Jenny Johnson claims to have recorded “everything” in the life of her daughter through the age of 2, starting with the ultrasound. “I mean everything,” she says. “Tell me what you want to know.” There is Cassady’s first bath in a tub, her first trip to the park. “I’m on the lookout for photo ops every day,” she says. Scrapbooking is a hobby that suits the nesting instincts of baby boomers and even Gen-Xers, drawn to the simple pleasures of home life. Besides all that, Johnson acknowledges another appeal. “To be very honest,” she says, “it’s nice to be out and doing something without my children under my feet.”

Scrapbookers typically meet in somebody’s home, but there are scrapbooking cruises to the Caribbean and Alaska, weekend sessions at resort hotels. Often the meetings have a theme, such as pajama-party sessions or Hawaiian-wardrobe nights. Depending on the group, there might be a little wine. At Laura Brown’s home the fare was more wholesome: finger bowls filled with pretzels and M&M’s.

Some say they took up scrapbooking because they felt guilty about having so many boxes of photographs gathering dust in the attic. Others say they’re a bit miffed that so few pictures were taken of them as cute little tykes–and they want to make things better for their own children. Cassandra Vickas, 36, is already teaching her 5-year-old, Veronica, to cut and paste: “She got a scrapbook for her birthday.”

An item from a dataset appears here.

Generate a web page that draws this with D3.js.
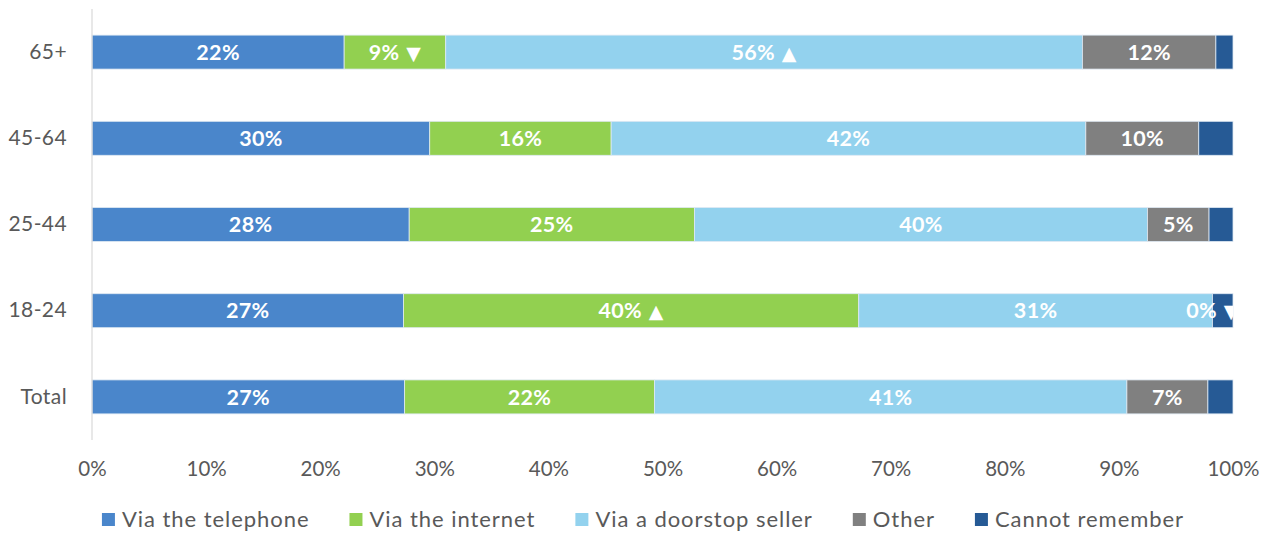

Sitting elbow to elbow, sometimes into the wee hours, the scrapbookers cannot help but compare their talents. And that can cause a little anxiety. “I’m really competitive,” says Mary Young, 37, “and I’ve got a lot of friends who say, ‘I did 10 pages last night, how about you?’ " She’ll sheepishly confess that she did only one page. But she is not about to give up. And that might give pause to her husband, Jeff.

She might consider having a second child, she has told him. But not until she’s caught up on her scrapbook.